2. Misunderstanding Timestamps for Joins and Windows: The correctness of windowed operations and joins depends entirely on event timestamps. Using the wrong timestamp extractor (e.g., using processing time instead of the event's embedded timestamp) can cause data to be placed in the wrong window or join incorrectly, leading to silent data loss or corruption. Always validate your timestamp logic.
3. Under-Provisioning State Storage: Stateful applications can require significant disk space for their RocksDB state stores. A common mistake is not monitoring local disk usage on application nodes, which can lead to failure when the disk fills. Plan for state size growth and implement monitoring and cleanup policies for old windows.
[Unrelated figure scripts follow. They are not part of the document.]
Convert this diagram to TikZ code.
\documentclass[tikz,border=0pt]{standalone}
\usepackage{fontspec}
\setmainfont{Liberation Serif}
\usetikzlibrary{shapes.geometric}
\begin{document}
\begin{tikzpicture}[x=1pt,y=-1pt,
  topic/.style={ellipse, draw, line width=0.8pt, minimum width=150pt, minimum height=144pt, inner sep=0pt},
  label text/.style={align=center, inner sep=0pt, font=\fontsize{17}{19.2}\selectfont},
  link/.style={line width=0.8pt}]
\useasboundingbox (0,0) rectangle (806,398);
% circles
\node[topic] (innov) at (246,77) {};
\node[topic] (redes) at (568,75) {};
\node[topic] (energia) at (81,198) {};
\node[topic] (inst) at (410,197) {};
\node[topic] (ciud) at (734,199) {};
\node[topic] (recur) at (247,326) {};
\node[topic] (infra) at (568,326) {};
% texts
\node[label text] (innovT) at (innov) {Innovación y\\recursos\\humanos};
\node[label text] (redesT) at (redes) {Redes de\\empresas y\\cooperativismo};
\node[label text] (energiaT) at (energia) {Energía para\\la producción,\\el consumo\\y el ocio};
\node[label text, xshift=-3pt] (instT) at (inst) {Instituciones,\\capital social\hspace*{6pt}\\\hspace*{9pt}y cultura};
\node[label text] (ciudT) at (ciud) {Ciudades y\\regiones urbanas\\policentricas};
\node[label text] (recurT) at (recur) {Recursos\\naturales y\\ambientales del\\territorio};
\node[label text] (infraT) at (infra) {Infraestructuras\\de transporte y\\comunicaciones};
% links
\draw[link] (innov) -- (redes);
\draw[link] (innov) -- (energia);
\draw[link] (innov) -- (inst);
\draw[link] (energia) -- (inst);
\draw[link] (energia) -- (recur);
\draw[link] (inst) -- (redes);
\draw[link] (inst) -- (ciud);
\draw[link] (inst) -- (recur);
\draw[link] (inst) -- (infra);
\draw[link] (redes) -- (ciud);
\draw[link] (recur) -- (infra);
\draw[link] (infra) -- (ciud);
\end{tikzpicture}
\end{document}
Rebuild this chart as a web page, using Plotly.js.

4. Overlooking the Need for a Repartition Topic: When you perform a key-based operation like groupByKey() or a join after changing the key, Kafka Streams must automatically repartition the data (write it to an internal topic) to ensure all records with the same key go to the same task. Developers who are unaware of this can be confused by the sudden appearance of new internal topics, which are normal and necessary for correctness.

Summary

• Kafka Streams is a Java/Scala library for building stateful, real-time applications directly within the Kafka ecosystem, using the core abstractions of KStream (infinite event log) and KTable (evolving table snapshot).
• Its power lies in stateful operations like windowed aggregations and stream-table joins, which allow for complex event correlation and real-time analytics.
• Interactive Queries uniquely allow you to externally query the real-time state of your streaming application, turning it into a low-latency data service.
• It provides robust exactly-once processing guarantees through Kafka transactions, ensuring accuracy for critical computations.
• When compared to cluster-based frameworks, Kafka Streams is the optimal choice for embedded, low-latency processing of Kafka data, while tools like Flink and Spark Streaming cater to different architectural patterns and latency requirements.